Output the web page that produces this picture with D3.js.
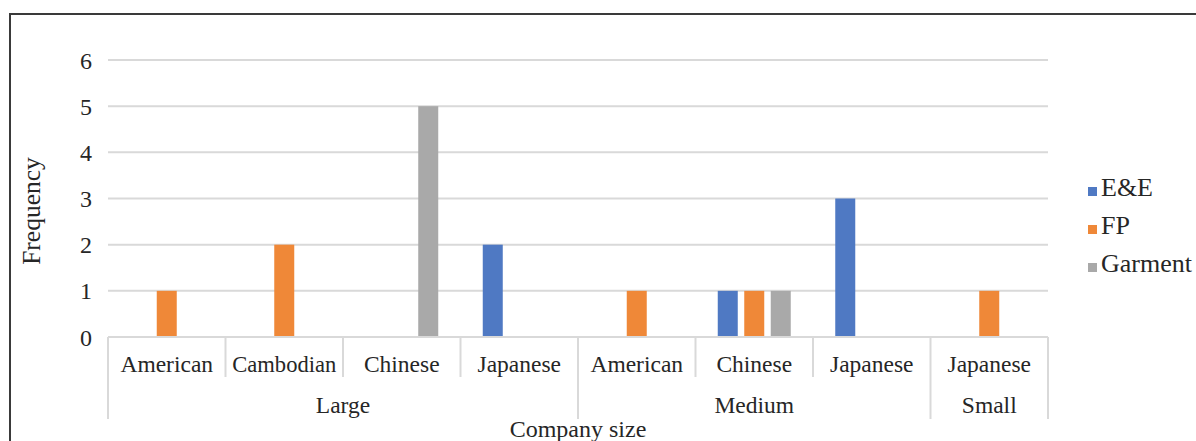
<!DOCTYPE html>
<html>
<head>
<meta charset="utf-8">
<script src="https://cdn.jsdelivr.net/npm/d3@7"></script>
<style>
  html, body { margin: 0; padding: 0; background: #fff; }
  svg { display: block; }
  text { font-family: "Liberation Serif", "Times New Roman", serif; fill: #262626; }
</style>
</head>
<body>
<svg id="chart" width="1196" height="441"></svg>
<script>
// ---- data ----
const categories = ["American", "Cambodian", "Chinese", "Japanese", "American", "Chinese", "Japanese", "Japanese"];
const groups = ["Large", "Large", "Large", "Large", "Medium", "Medium", "Medium", "Small"];
const seriesNames = ["E&E", "FP", "Garment"];
const eeValues      = [0, 0, 0, 2, 0, 1, 3, 0];
const fpValues      = [1, 2, 0, 0, 1, 1, 0, 1];
const garmentValues = [0, 0, 5, 0, 0, 1, 0, 0];
const yTicks = [0, 1, 2, 3, 4, 5, 6];
const xTitle = "Company size";
const yTitle = "Frequency";
const colors = ["#4F79C3", "#EF8838", "#A9A9A9"];

const seriesValues = [eeValues, fpValues, garmentValues];

const svg = d3.select("#chart");

// outer frame
svg.append("path")
  .attr("d", "M10,441 L10,14 L1196,14")
  .attr("fill", "none").attr("stroke", "#3a3a3a").attr("stroke-width", 2);

const plotLeft = 108, plotRight = 1048, plotTop = 60, plotBottom = 337;

const y = d3.scaleLinear().domain([0, 6]).range([plotBottom, plotTop]);
const idx = categories.map((d, i) => i);
const x = d3.scaleBand().domain(idx).range([plotLeft, plotRight]).padding(0);
const xi = d3.scaleBand().domain(seriesNames).range([0, x.bandwidth()])
  .paddingInner(0.245).paddingOuter(0.84);

// gridlines
svg.append("g").selectAll("line").data(yTicks.filter(t => t > 0)).join("line")
  .attr("x1", plotLeft).attr("x2", plotRight)
  .attr("y1", d => y(d)).attr("y2", d => y(d))
  .attr("stroke", "#d9d9d9").attr("stroke-width", 2);

// y tick labels
svg.append("g").selectAll("text").data(yTicks).join("text")
  .attr("x", 92).attr("y", d => y(d) + 8.5)
  .attr("text-anchor", "end")
  .style("font-size", "24px")
  .text(d => d);

// y title
svg.append("text")
  .attr("transform", "translate(40,211) rotate(-90)")
  .attr("text-anchor", "middle")
  .style("font-size", "25.5px")
  .text(yTitle);

// bars
seriesNames.forEach((s, si) => {
  svg.append("g").selectAll("rect")
    .data(seriesValues[si].map((v, i) => ({ v, i })).filter(d => d.v > 0))
    .join("rect")
    .attr("x", d => x(d.i) + xi(s))
    .attr("width", xi.bandwidth())
    .attr("y", d => y(d.v))
    .attr("height", d => y(0) - y(d.v))
    .attr("fill", colors[si]);
});

// axis line
svg.append("line")
  .attr("x1", plotLeft).attr("x2", plotRight)
  .attr("y1", y(0)).attr("y2", y(0))
  .attr("stroke", "#d9d9d9").attr("stroke-width", 2);

// group spans
const groupSpans = [];
groups.forEach((g, i) => {
  const last = groupSpans[groupSpans.length - 1];
  if (last && last.name === g) last.end = i; else groupSpans.push({ name: g, start: i, end: i });
});
const boundaries = new Set([0, ...groupSpans.map(g => g.end + 1)]);

// separators
const sepIdx = d3.range(categories.length + 1);
svg.append("g").selectAll("line").data(sepIdx).join("line")
  .attr("x1", d => plotLeft + d * x.step()).attr("x2", d => plotLeft + d * x.step())
  .attr("y1", y(0)).attr("y2", d => boundaries.has(d) ? 419 : 377)
  .attr("stroke", "#d9d9d9").attr("stroke-width", 2);

// category labels
svg.append("g").selectAll("text").data(idx).join("text")
  .attr("x", d => x(d) + x.bandwidth() / 2)
  .attr("y", 372)
  .attr("text-anchor", "middle")
  .style("font-size", "23.5px")
  .each(function(d) {
    const t = d3.select(this).text(categories[d]);
    if (this.getComputedTextLength() > 104) t.attr("textLength", 104).attr("lengthAdjust", "spacingAndGlyphs");
  });

// group labels
svg.append("g").selectAll("text").data(groupSpans).join("text")
  .attr("x", d => (x(d.start) + x(d.end) + x.bandwidth()) / 2)
  .attr("y", 413)
  .attr("text-anchor", "middle")
  .style("font-size", "23.5px")
  .text(d => d.name);

// x title
svg.append("text")
  .attr("x", (plotLeft + plotRight) / 2).attr("y", 437)
  .attr("text-anchor", "middle")
  .style("font-size", "24px")
  .text(xTitle);

// legend
const legendY = [196, 234, 272];
const lg = svg.append("g").selectAll("g").data(seriesNames).join("g");
lg.append("rect")
  .attr("x", 1088).attr("y", (d, i) => legendY[i] - 9)
  .attr("width", 9).attr("height", 9)
  .attr("fill", (d, i) => colors[i]);
lg.append("text")
  .attr("x", 1101).attr("y", (d, i) => legendY[i])
  .style("font-size", "26px")
  .text(d => d);
</script>
</body>
</html>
--
• _Problem statement_
Give an exact copy of the material, leaving out every picture.

• _Solution for this problem_
Output the web page that produces this picture with D3.js.
<!DOCTYPE html>
<html>
<head>
<meta charset="utf-8">
<script src="https://cdn.jsdelivr.net/npm/d3@7"></script>
<style>
  html, body { margin: 0; padding: 0; background: #fff; }
  svg { display: block; }
  text { font-family: "Liberation Serif", "Times New Roman", serif; fill: #262626; }
</style>
</head>
<body>
<svg id="chart" width="1196" height="441"></svg>
<script>
// ---- data ----
const categories = ["American", "Cambodian", "Chinese", "Japanese", "American", "Chinese", "Japanese", "Japanese"];
const groups = ["Large", "Large", "Large", "Large", "Medium", "Medium", "Medium", "Small"];
const seriesNames = ["E&E", "FP", "Garment"];
const eeValues      = [0, 0, 0, 2, 0, 1, 3, 0];
const fpValues      = [1, 2, 0, 0, 1, 1, 0, 1];
const garmentValues = [0, 0, 5, 0, 0, 1, 0, 0];
const yTicks = [0, 1, 2, 3, 4, 5, 6];
const xTitle = "Company size";
const yTitle = "Frequency";
const colors = ["#4F79C3", "#EF8838", "#A9A9A9"];

const seriesValues = [eeValues, fpValues, garmentValues];

const svg = d3.select("#chart");

// outer frame
svg.append("path")
  .attr("d", "M10,441 L10,14 L1196,14")
  .attr("fill", "none").attr("stroke", "#3a3a3a").attr("stroke-width", 2);

const plotLeft = 108, plotRight = 1048, plotTop = 60, plotBottom = 337;

const y = d3.scaleLinear().domain([0, 6]).range([plotBottom, plotTop]);
const idx = categories.map((d, i) => i);
const x = d3.scaleBand().domain(idx).range([plotLeft, plotRight]).padding(0);
const xi = d3.scaleBand().domain(seriesNames).range([0, x.bandwidth()])
  .paddingInner(0.245).paddingOuter(0.84);

// gridlines
svg.append("g").selectAll("line").data(yTicks.filter(t => t > 0)).join("line")
  .attr("x1", plotLeft).attr("x2", plotRight)
  .attr("y1", d => y(d)).attr("y2", d => y(d))
  .attr("stroke", "#d9d9d9").attr("stroke-width", 2);

// y tick labels
svg.append("g").selectAll("text").data(yTicks).join("text")
  .attr("x", 92).attr("y", d => y(d) + 8.5)
  .attr("text-anchor", "end")
  .style("font-size", "24px")
  .text(d => d);

// y title
svg.append("text")
  .attr("transform", "translate(40,211) rotate(-90)")
  .attr("text-anchor", "middle")
  .style("font-size", "25.5px")
  .text(yTitle);

// bars
seriesNames.forEach((s, si) => {
  svg.append("g").selectAll("rect")
    .data(seriesValues[si].map((v, i) => ({ v, i })).filter(d => d.v > 0))
    .join("rect")
    .attr("x", d => x(d.i) + xi(s))
    .attr("width", xi.bandwidth())
    .attr("y", d => y(d.v))
    .attr("height", d => y(0) - y(d.v))
    .attr("fill", colors[si]);
});

// axis line
svg.append("line")
  .attr("x1", plotLeft).attr("x2", plotRight)
  .attr("y1", y(0)).attr("y2", y(0))
  .attr("stroke", "#d9d9d9").attr("stroke-width", 2);

// group spans
const groupSpans = [];
groups.forEach((g, i) => {
  const last = groupSpans[groupSpans.length - 1];
  if (last && last.name === g) last.end = i; else groupSpans.push({ name: g, start: i, end: i });
});
const boundaries = new Set([0, ...groupSpans.map(g => g.end + 1)]);

// separators
const sepIdx = d3.range(categories.length + 1);
svg.append("g").selectAll("line").data(sepIdx).join("line")
  .attr("x1", d => plotLeft + d * x.step()).attr("x2", d => plotLeft + d * x.step())
  .attr("y1", y(0)).attr("y2", d => boundaries.has(d) ? 419 : 377)
  .attr("stroke", "#d9d9d9").attr("stroke-width", 2);

// category labels
svg.append("g").selectAll("text").data(idx).join("text")
  .attr("x", d => x(d) + x.bandwidth() / 2)
  .attr("y", 372)
  .attr("text-anchor", "middle")
  .style("font-size", "23.5px")
  .each(function(d) {
    const t = d3.select(this).text(categories[d]);
    if (this.getComputedTextLength() > 104) t.attr("textLength", 104).attr("lengthAdjust", "spacingAndGlyphs");
  });

// group labels
svg.append("g").selectAll("text").data(groupSpans).join("text")
  .attr("x", d => (x(d.start) + x(d.end) + x.bandwidth()) / 2)
  .attr("y", 413)
  .attr("text-anchor", "middle")
  .style("font-size", "23.5px")
  .text(d => d.name);

// x title
svg.append("text")
  .attr("x", (plotLeft + plotRight) / 2).attr("y", 437)
  .attr("text-anchor", "middle")
  .style("font-size", "24px")
  .text(xTitle);

// legend
const legendY = [196, 234, 272];
const lg = svg.append("g").selectAll("g").data(seriesNames).join("g");
lg.append("rect")
  .attr("x", 1088).attr("y", (d, i) => legendY[i] - 9)
  .attr("width", 9).attr("height", 9)
  .attr("fill", (d, i) => colors[i]);
lg.append("text")
  .attr("x", 1101).attr("y", (d, i) => legendY[i])
  .style("font-size", "26px")
  .text(d => d);
</script>
</body>
</html>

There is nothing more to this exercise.